The company framed the India-Singapore route as an increasingly important corridor for enterprise, cloud and hyperscaler traffic linking India, Southeast Asia and global markets. The added capacity is intended to support AI, cloud computing and data-intensive enterprise applications across Asia and beyond.
Two routes strengthen the India-Singapore corridor
The Mumbai-Singapore integration gives Tata Communications an additional subsea link between India and Singapore, while the Chennai-Singapore system adds a longer-term route that is still several years from service.
Together, the cable systems are intended to improve network diversity, reliability and performance across Tata Communications’ connectivity portfolio. The company said the route will support high-capacity, low-latency traffic between India and Singapore, two markets it described as emerging AI and cloud hubs.
Genius Wong, Executive Vice President, Core and Next-Gen Connectivity Services, and Chief Technology Officer at Tata Communications, also shared that the investments combine short-term capacity enhancement with longer-term network planning.
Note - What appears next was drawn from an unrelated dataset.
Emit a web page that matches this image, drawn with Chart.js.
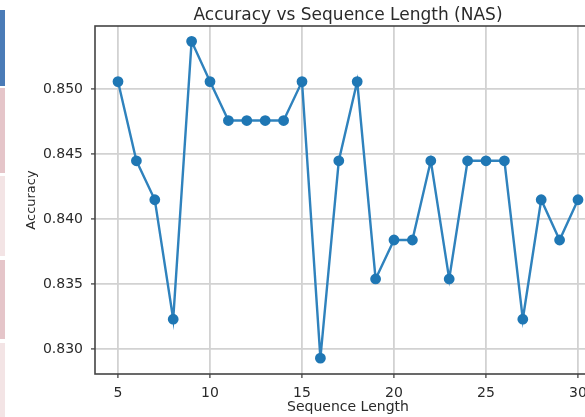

“As global demand for digital and AI-driven services continues to accelerate, these investments reinforce our commitment to building future-ready digital infrastructure at scale,” Wong said. “By combining subsea capacity enhancement with both short term and long-term strategic investments, we are strengthening the reliability, scalability and performance of connectivity solutions for our customers across one of the world’s busiest digital corridors. These enhancements align with Tata Communications’ long-term strategy to expand its global subsea network footprint, provide business outcome solutions to customers and reinforce India’s position as a Digital Hub.”
Terrestrial fibre links extend access to Indian data centres
The new subsea systems will connect into Tata Communications’ terrestrial fibre network in India, extending onward connectivity to more than 100 data centres across the country.
The company said this combination of subsea and terrestrial infrastructure will support its IZO connectivity services, including IZO DC Dynamic Connectivity and IZO Multi-cloud connectivity. These services are designed to help customers activate and integrate network capacity into their own environments on demand.
Tata Communications also said the expanded network will support self-healing, always-on and self-provisioning capabilities across data centre and cloud ecosystems. Those capabilities are aimed at enterprises that need to connect workloads across data centres and cloud platforms without relying on manual provisioning for every change.
Investment builds on TGN IA2 integration
The latest investment follows Tata Communications’ 2025 integration of TGN IA2, or Tata Global Network Intra-Asia 2, a submarine cable that the company said improved latency, redundancy and network diversity through interconnection with TGN IA.
Tata Communications Network Fabric spans more than 500,000 km of subsea optical fibre and 200,000 km of terrestrial fibre. The company describes this network as the backbone of its connectivity portfolio, supporting enterprise and cloud traffic across its global infrastructure.
With the Chennai-Singapore system expected to be ready for service only in Q4 2029, the impact of the new route will depend on delivery timelines and how the added capacity is integrated into Tata Communications’ broader network.